What's Happening?
The Rail Customer Coalition (RCC), representing industries reliant on railroads, has expressed concerns to the Surface Transportation Board (STB) regarding the proposed merger between Union Pacific and Norfolk Southern. The $85 billion deal aims to create the nation's first transcontinental railroad, connecting 50,000 route miles across 43 states. The RCC argues that past rail mergers have led to service degradation, increased costs, and job losses, warning that further consolidation could reduce competition and negatively impact American manufacturing and trade. The coalition emphasizes the need for enhanced freight rail competition to support the White House's economic agenda and protect shippers from adverse impacts.
Why It's Important?
The proposed merger has significant implications for the U.S. rail industry, potentially affecting competition, service quality, and pricing.

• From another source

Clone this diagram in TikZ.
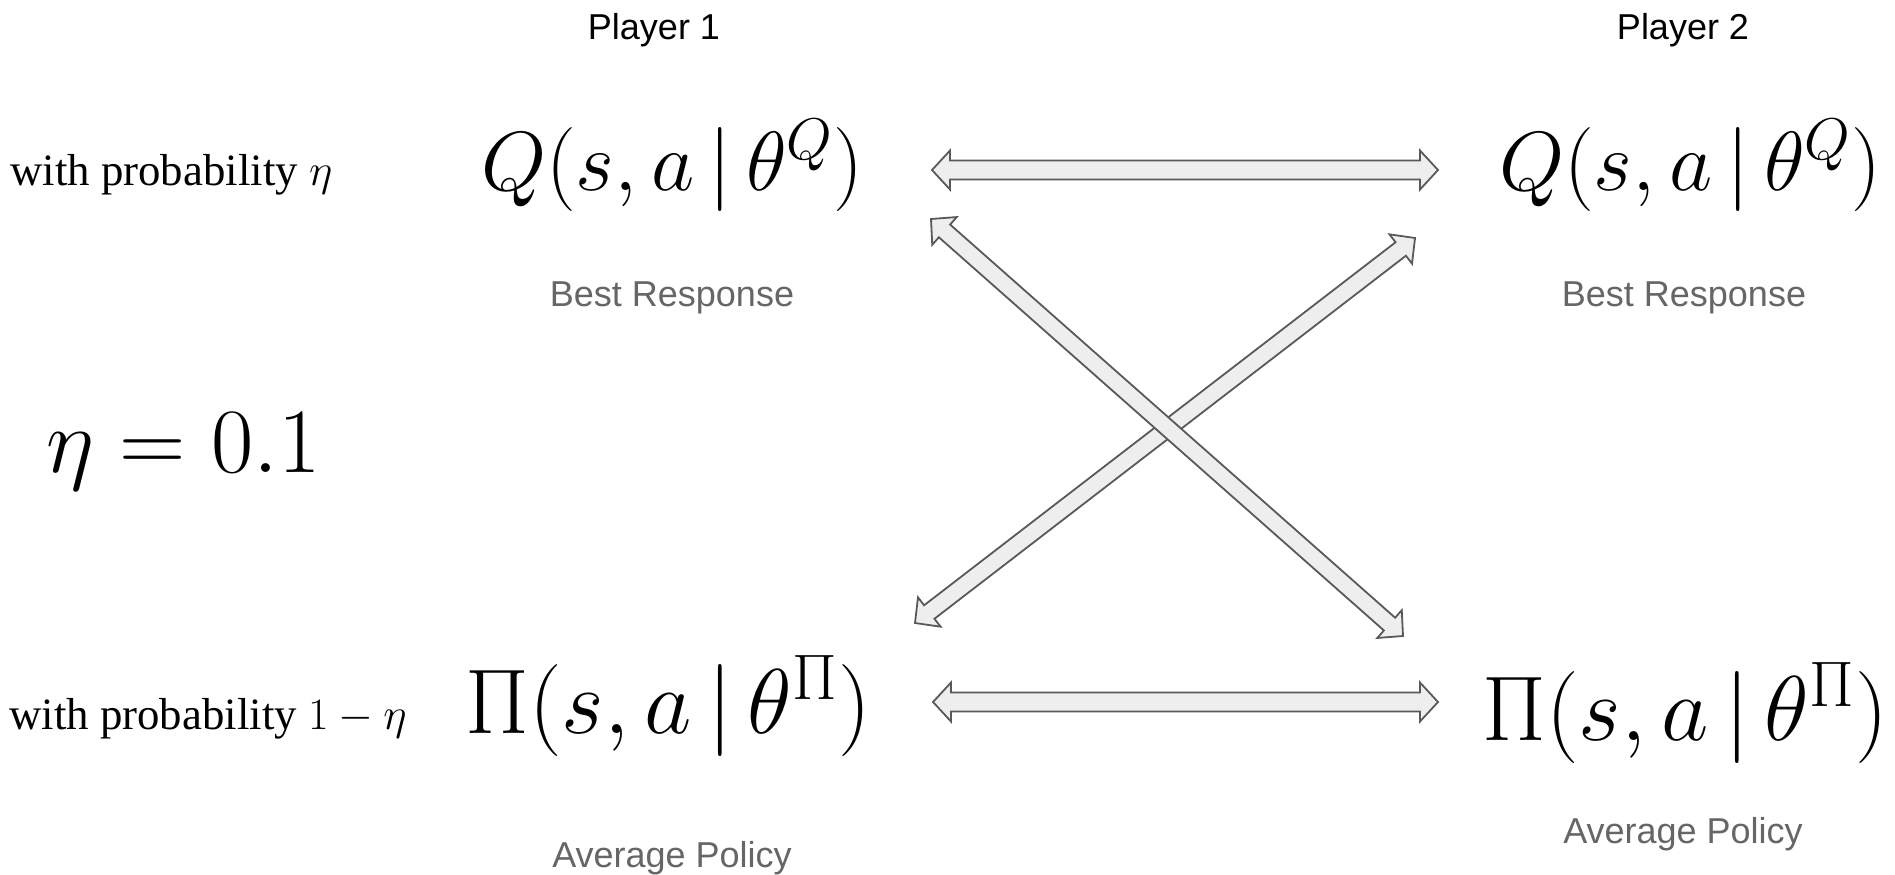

With four Class I railroads controlling 90% of freight traffic, further consolidation could limit options for shippers, impacting industries such as manufacturing, energy, and agriculture. The RCC's concerns highlight the broader debate over the balance between efficiency and competition in the rail sector. The outcome of the STB's review could set a precedent for future mergers, influencing the regulatory landscape and the economic dynamics of freight transportation.
What's Next?
The STB's review of the merger will be crucial in determining its impact on competition and service quality. Stakeholders, including shippers and industry groups, are likely to continue voicing their concerns, potentially influencing the regulatory process. The STB's decision will be closely watched, as it could shape the future of rail industry consolidation and its effects on the U.S. economy.